Compared to usual class libraries, OrgC++ has the following advantages: C
What are hyper-objects? Hyper-objects are objects that store their data in other objects, called carriers. Carriers passively keep the data, but hyper-objects provide the methods. Hyper-objects are a perfect model for the organization of data in computer programs. For example, a graph can be represented as a hyper-object, which keeps its data (pointers forming the graph organization) in objects of type vertex and edge. Operations such as "add" or "traverse" are associated with the graph, not with vertices or edges.
Hyper-objects make the management of data conceptually clean. The new abstract layer removes unnecessary multiple inheritance/ friend declarations from the application code, and maintains optimum run-time performance.
There is a basic conceptual difference between OrgC++ and standard class libraries. For example, classical implementation of the linked list by Stroustrup uses two classes: slink which represents one link of the list, and slist which contains the entry into the list. When we split a list into two sublists, we need two instances of slist, but when we want to place an object into two parallel lists, we cannot easily differentiate between the two lists. Reference [5] in Appendix B explains this in a greater detail.
In OrgC++, when we split a list, the sublists, each with its own instance of slink, remains in the same hyper-object. Two parallel lists are represented as two instances of the list hyper-object.
Individual hyper-classes can be implemented in C++ with multiple inheritance and friend declarations, but an efficient library based on generic functions needs a special manager. OrgC++ supplies this missing link.
OrgC++ consists of a class generator and a special library. The class generator typically reads your header file with the declarations of your objects and organization, and it creates two files: an include file (the default name is zzincl.h), and a source file with all the access routines required by your program (default name zzfunc.c). You compile and link your original source code with these two files. This method has two advantages:
OrgC++ provides a high level of error checking. As a result of strong typing, many coding errors are detected by the class generator or by the compiler. At run-time, OrgC++ protects your program against dangling pointers caused by incorrectly moving or deallocating some objects. It takes slightly longer to get a program through the compiler, but once it compiles, it is much safer to run.
The library contains all standard data objects:
Most of the organizations come in source. The library is open. This means that users may modify the existing organizations and add new ones. All OrgC++ calls are fully encapsulated in C++ classes, and are separated from the application code. A special UTILITIES hyper-object contains general utilities such as allocation routines and saving to disk.

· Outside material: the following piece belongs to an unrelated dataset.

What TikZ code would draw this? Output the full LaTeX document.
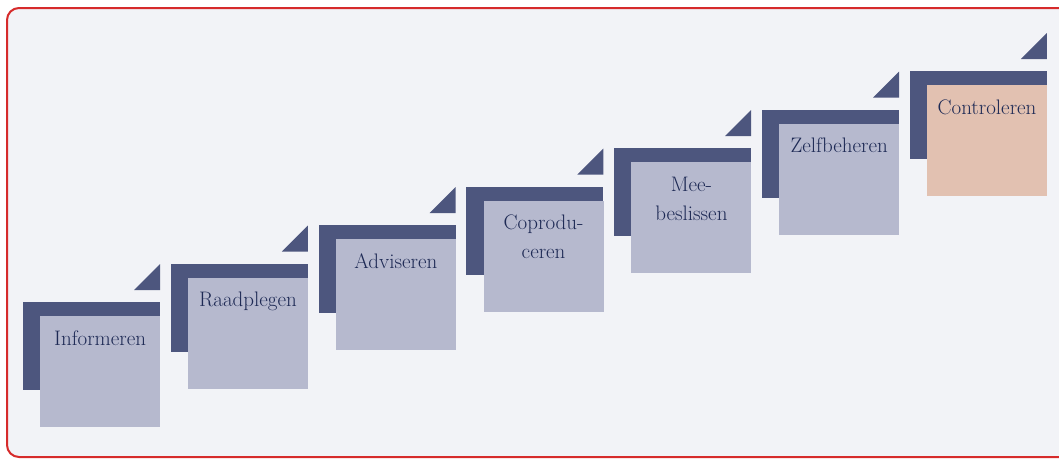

OrgC++ uses generic functions. For example, add() can be used to add an object to a ring, to a tree, or to a graph, without loosing the advantage of full type checking. The user does not have to remember many functions, only a small set of names such as add(), del() for deleting (disconnecting) an object, fwd() for moving forward in a chain of objects, or par() for reaching a parent in hierarchies or trees.
When creating a new object with a regular constructor, all internal data pointers are automatically initialized as "disconnected". When you insert ZZ_CHECK() into a class destructor, OrgC++ prevents objects from being deallocated prior to disconnecting pointers to other objects. Variable length names and other string-type attributes are treated as objects.
Whole organizations of data can be saved to disk with a single command (structure blasting). When reading the data back into memory, all pointers forming the organization, and also all internal virtual function pointers are automatically restored. Binary or ASCII format can be used; the latter permitting the transfer of entire databases between different computers and operating systems.
Note that the C version of Organized C provides the same functionality in a less elegant setting. Hyper-objects there are declared in a very similar manner, but the access calls are macros instead of C++ methods.
For example, the C++ situation
class listHead { ... };
class myObject { ... };
ZZ_HYPER_SINGLE_COLLECT(myList,listHead,myObject);
listHead *hp;
myObject *op;
hp=new listHead; // initialize empty list
...
op=new myObject;
myList.add(hp,op); // add op to myList
is, in C, represented as:
typedef struct listHead listHead;
typedef struct myObject myObject;
struct listHead { ... };
struct myObject { ... };
ZZ_ORG_SINGLE_COLLECT(myList,listHead,myObject);
listHead *hp;
myObject *op;
ZZ_PLAIN_ALLOC(listHead,1,hp);
...
ZZ_PLAIN_ALLOC(myObject,1,op);
ZZ_ADD(myList,hp,op); /* add op to myList */
One of the most important features of Organized C (both in C and C++) is that it unifies programming style between scientific (algorithmic) programming and databases. It allows organized database-like access to be used within algorithmic programs without losing the speed and efficiency of custom coded data and, on the other hand, allows rapid coding of complicated in-core databases which, when combined with hierarchical representation and saving to disk, work for essentially any data size.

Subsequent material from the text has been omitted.